The West may have the better navy -- outfitted with all the newest high-tech toys -- but Islamist militias in Somalia seem to have the upper hand battling piracy. Last week, Somalia's Islamic Courts Union (ICU), which has spent months consolidating control over the southern part of the country, moved up the coast and took control of a town widely considered to be a base for piracy operations off the Horn of Africa.
"The actions of the pirates were unlawful, unacceptable and un-Islamic," Sheikh Said Ali, an ICU official, told the AFP news agency. "Anybody suspected of aiding pirates or being among them will be punished according to Sharia law."
The pirates, belonging to at least four different groups and based largely out of the town of Haradere some 400 kilometers north of the Somali capital of Mogadishu, had made the waters off the coast of the Horn of Africa some of the most dangerous in the world. Since March of 2005, the International Maritime Bureau has recorded 41 attempted seizures off the Somali coast -- with pirates being successful in 19 cases within almost the same time period according to the United Nations. Along with waters near Bangladesh and Indonesia, the Indian Ocean off the coast of Somalia ranks as one of the world's regions most prone to attacks by pirates.
Piracy in Somalia is a lucrative business and warlords had used the proceeds to fund their militias. Well armed and outfitted with high-tech navigation gear, the marauders had targeted ships carrying valuable cargoes of grain, iron ore and oil. Many of the groups had also been involved in drugs, weapons and human smuggling, mostly across the Gulf of Aden.
In November of last year, pirates took on an American cruise ship with rocket-propelled grenades. In March, two US naval ships engaged in a fire-fight with a band of buccaneers. And just last month, a group calling itself the Somali Marines -- aka the Defenders of Somali Territorial Waters -- released 25 Asian fishermen after holding them hostage for four months. The South Korean owners of a fishing boat captures on April 4 reportedly paid more than € 630,000 for the sailors' release. Twenty crewmen of a high-jacked Arabian tanker remain in custody.
The move to reign in piracy along the Somali coast has been welcomed by the UN World Food Program. Pirates had disrupted UN aid shipments to the country on more than one occasion and tradesmen had largely ceased doing business in the affected areas. According to the WFP, more than 1.4 million Somalis are suffering from hunger as a result of draught.

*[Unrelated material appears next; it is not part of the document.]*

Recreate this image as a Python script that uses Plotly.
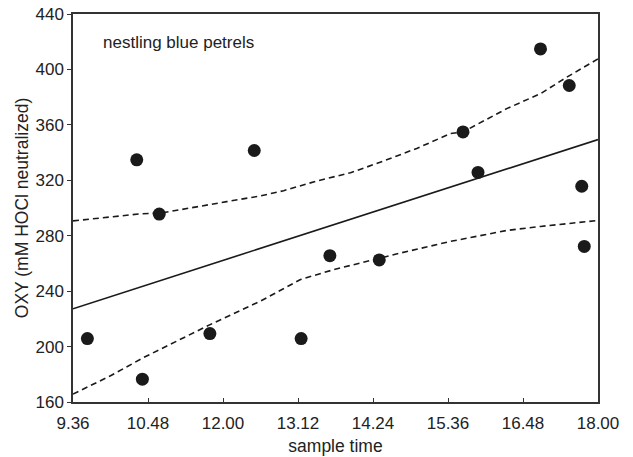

The ICU on Tuesday also moved to ban the export of charcoal, wild animals and scrap metal across those parts of the country under their control. Moves in the past to rein in such trade have proved largely ineffective, though without environmental or wildlife officials in the country, it is hard to measure success.
Also on Tuesday, there were reports that Ethiopian troops entered central Somalia, though they were quickly denied by Ethiopian officials. Ethiopia is a close ally of the UN backed transitional Somali government which has recently lost ground to the advancing Islamist militias. Somalia has been without an effective central government since Mohamed Siyad Barre was overthrown in 1991.